British Columbia

Travellers warned after person with measles passes through YVR twice

The B.C. Centre for Disease Control said the infectious person was travelling between Japan, Vancouver and Portland by air and also took a trip on a cruise ship to Alaska between July 30 and Aug. 6.

B.C. Centre for Disease Control urges travellers to check their immunization records

Health officials say a traveller infected with measles, a highly contagious airbone disease, passed through Vancouver Airport twice in recent weeks. Once on July 30 and again on Aug. 6. (CBC)

A person infected with measles passed through Vancouver International Airport twice in recent weeks, and health officials are urging travellers to check their immunization records.

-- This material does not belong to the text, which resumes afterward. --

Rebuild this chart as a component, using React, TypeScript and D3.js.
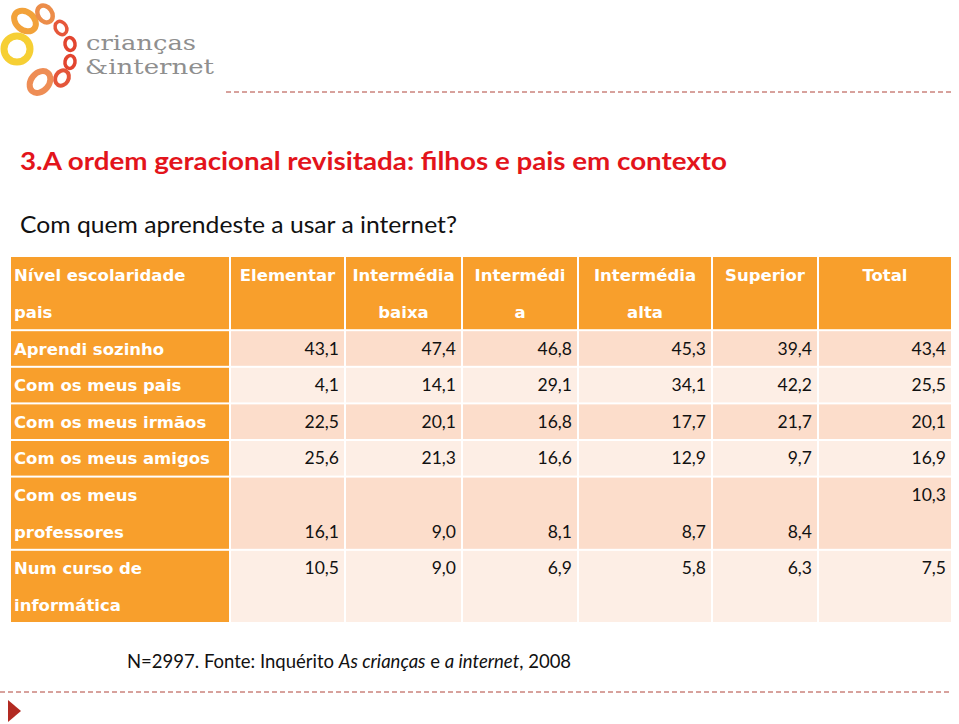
import React from "react";
import * as d3 from "d3";

const headerLine1 = ["Nível escolaridade", "Elementar", "Intermédia", "Intermédi", "Intermédia", "Superior", "Total"];
const headerLine2 = ["pais", "", "baixa", "a", "alta", "", ""];

const rowLabels = [
  ["Aprendi sozinho"],
  ["Com os meus pais"],
  ["Com os meus irmãos"],
  ["Com os meus amigos"],
  ["Com os meus", "professores"],
  ["Num curso de", "informática"],
];

const elementar = [43.1, 4.1, 22.5, 25.6, 16.1, 10.5];
const intermediaBaixa = [47.4, 14.1, 20.1, 21.3, 9.0, 9.0];
const intermedia = [46.8, 29.1, 16.8, 16.6, 8.1, 6.9];
const intermediaAlta = [45.3, 34.1, 17.7, 12.9, 8.7, 5.8];
const superior = [39.4, 42.2, 21.7, 9.7, 8.4, 6.3];
const total = [43.4, 25.5, 20.1, 16.9, 10.3, 7.5];

// which text line (within the row) each value sits on: per column
const valueLine = [
  [0, 0, 0, 0, 0, 0],
  [0, 0, 0, 0, 0, 0],
  [0, 0, 0, 0, 0, 0],
  [0, 0, 0, 0, 0, 0],
  [1, 1, 1, 1, 1, 0],
  [0, 0, 0, 0, 0, 0],
];

const series = [elementar, intermediaBaixa, intermedia, intermediaAlta, superior, total];

const colWidths = [220, 115, 117, 116, 134, 106, 134];

const ORANGE = "#F89F2C";
const PEACH_DARK = "#FCDDCB";
const PEACH_LIGHT = "#FDEEE5";
const FONT = "Lato, 'DejaVu Sans', sans-serif";
const BOLD_FONT = "'DejaVu Sans', sans-serif";

const fmt = (v: number) => d3.format(".1f")(v).replace(".", ",");

export default function App() {
  const W = 959, H = 724;
  const tableLeft = 10, tableTop = 257, tableBottom = 623;
  const edges = [tableLeft, ...Array.from(d3.cumsum(colWidths)).map((c) => tableLeft + c)];
  const lineCounts = [2, ...rowLabels.map((r) => r.length)];
  const totalLines = d3.sum(lineCounts);
  const yLine = d3.scaleLinear().domain([0, totalLines]).range([tableTop, tableBottom]);
  const rowStart = [0, ...Array.from(d3.cumsum(lineCounts))];

  const gap = 1;

  // logo rings
  const rings = [
    { cx: 25, cy: 21, rx: 12, ry: 9, rot: 40, c: "#F2A23A", w: 6 },
    { cx: 45, cy: 14, rx: 9, ry: 7, rot: 55, c: "#EC8D4A", w: 4.5 },
    { cx: 61, cy: 28, rx: 7, ry: 5.5, rot: 60, c: "#E6573A", w: 3.5 },
    { cx: 70, cy: 44, rx: 6.5, ry: 5, rot: 80, c: "#E2452F", w: 3.5 },
    { cx: 70, cy: 62, rx: 6.5, ry: 5, rot: 100, c: "#E2452F", w: 3.5 },
    { cx: 62, cy: 78, rx: 8, ry: 6.5, rot: 120, c: "#E4563A", w: 4 },
    { cx: 40, cy: 82, rx: 12, ry: 9, rot: 130, c: "#EE8D55", w: 6 },
    { cx: 17, cy: 49, rx: 13, ry: 13, rot: 0, c: "#F6CF34", w: 7 },
  ];

  return (
    <svg width={W} height={H} style={{ position: "absolute", left: 0, top: 0, background: "#fff" }}>
      <rect x={0} y={0} width={W} height={H} fill="#fff" />
      {/* logo */}
      {rings.map((r, i) => (
        <ellipse key={i} cx={r.cx} cy={r.cy} rx={r.rx} ry={r.ry} fill="none" stroke={r.c}
          strokeWidth={r.w} transform={`rotate(${r.rot} ${r.cx} ${r.cy})`} />
      ))}
      <text x={86} y={50} fill="#8f8f8f" fontFamily="'DejaVu Serif', serif" fontSize={21}
        textLength={110} lengthAdjust="spacingAndGlyphs">crianças</text>
      <text x={85} y={74} fill="#8f8f8f" fontFamily="'DejaVu Serif', serif" fontSize={21}
        textLength={129} lengthAdjust="spacingAndGlyphs">&amp;internet</text>
      <line x1={226} x2={952} y1={92} y2={92} stroke="#B0443A" strokeWidth={1} strokeDasharray="5,3" />

      {/* title */}
      <text x={20} y={170} fill="#E3141B" fontFamily={FONT} fontWeight="bold" fontSize={24}
        textLength={707} lengthAdjust="spacingAndGlyphs">3.A ordem geracional revisitada: filhos e pais em contexto</text>
      <text x={20} y={233} fill="#111" fontFamily={FONT} fontSize={22.5}
        textLength={437} lengthAdjust="spacingAndGlyphs">Com quem aprendeste a usar a internet?</text>

      {/* header cells */}
      {colWidths.map((_, j) => (
        <rect key={"h" + j} x={edges[j] + gap} y={yLine(0)} width={edges[j + 1] - edges[j] - 2 * gap}
          height={yLine(2) - yLine(0) - gap} fill={ORANGE} />
      ))}
      {headerLine1.map((t, j) => (
        <text key={"h1" + j} x={j === 0 ? edges[0] + 4 : (edges[j] + edges[j + 1]) / 2}
          y={yLine(0.5) + 6} textAnchor={j === 0 ? "start" : "middle"} fill="#fff"
          fontFamily={BOLD_FONT} fontWeight="bold" fontSize={16.5}>{t}</text>
      ))}
      {headerLine2.map((t, j) => (
        <text key={"h2" + j} x={j === 0 ? edges[0] + 4 : (edges[j] + edges[j + 1]) / 2}
          y={yLine(1.5) + 6} textAnchor={j === 0 ? "start" : "middle"} fill="#fff"
          fontFamily={BOLD_FONT} fontWeight="bold" fontSize={16.5}>{t}</text>
      ))}

      {/* body */}
      {rowLabels.map((lab, i) => {
        const s = rowStart[i + 1];
        const e = rowStart[i + 2];
        const fill = i % 2 === 0 ? PEACH_DARK : PEACH_LIGHT;
        return (
          <g key={"r" + i}>
            {colWidths.map((_, j) => (
              <rect key={j} x={edges[j] + gap} y={yLine(s) + gap} width={edges[j + 1] - edges[j] - 2 * gap}
                height={yLine(e) - yLine(s) - 2 * gap} fill={j === 0 ? ORANGE : fill} />
            ))}
            {lab.map((t, k) => (
              <text key={"l" + k} x={edges[0] + 4} y={yLine(s + k + 0.5) + 6} fill="#fff"
                fontFamily={BOLD_FONT} fontWeight="bold" fontSize={16.5}>{t}</text>
            ))}
            {series.map((ser, j) => (
              <text key={"v" + j} x={edges[j + 2] - 6} y={yLine(s + valueLine[i][j] + 0.5) + 6}
                textAnchor="end" fill="#111" fontFamily={FONT} fontSize={17.5}>{fmt(ser[i])}</text>
            ))}
          </g>
        );
      })}

      {/* footer */}
      <text x={127} y={668} fill="#111" fontFamily={FONT} fontSize={18.5}>
        N=2997. Fonte: Inquérito <tspan fontStyle="italic">As crianças</tspan> e{" "}
        <tspan fontStyle="italic">a internet</tspan>, 2008
      </text>
      <line x1={0} x2={952} y1={692} y2={692} stroke="#B0443A" strokeWidth={1} strokeDasharray="5,3" />
      <path d={d3.line()([[8, 700], [21, 711], [8, 722]]) + "Z"} fill="#B22A22" />
    </svg>
  );
}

In a statement, the B.C. Centre for Disease Control said the infectious person was travelling between Japan, Vancouver and Portland by air and also took a trip on a cruise ship to Alaska between July 30 and Aug. 6.

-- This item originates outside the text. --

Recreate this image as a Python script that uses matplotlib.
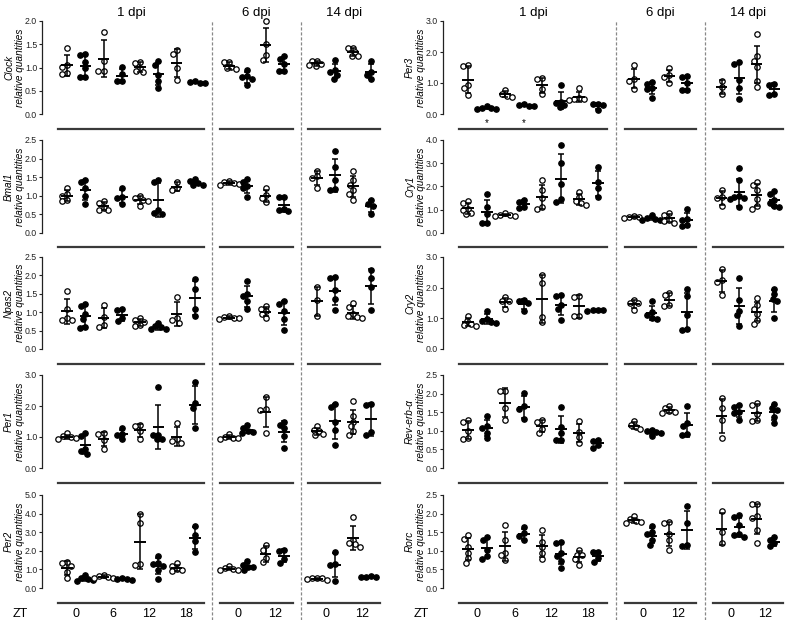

The centre provided this timeline of the person's travels:

  • July 30: Air Canada flight 0004 departing from Tokyo's Narita International Airport at 4:05 p.m. and arriving at Vancouver International Airport (YVR) at 9:25 a.m.
  • July 30: Air Canada Jazz flight 8125 departing YVR at 1:50 p.m. and arriving at Portland International Airport (PDX) at 2:47 p.m.
  • Aug 6: Alaska Airlines flight 2536 departing PDX at 9:45 a.m. and arriving at YVR at 10:55 a.m.
  • Aug 6: Norwegian Cruise Lines (voyage number 2018080806), departed Vancouver at 4 p.m. with a destination of Seward, Alaska.

The centre noted measles is a highly infectious airborne disease, and it's asking anyone who may have been at risk to check their immunization status.

The BCCDC also says care should also be taken with infants or seniors who may not have been vaccinated.

Symptoms of measles include fever, cough, runny nose, red eyes and a spreading rash lasting at least three days. Symptoms appear within seven to 21 days of exposure.

Anyone who suspects they have measles should contact their doctor who can arrange an examination without the risk of infecting other patients.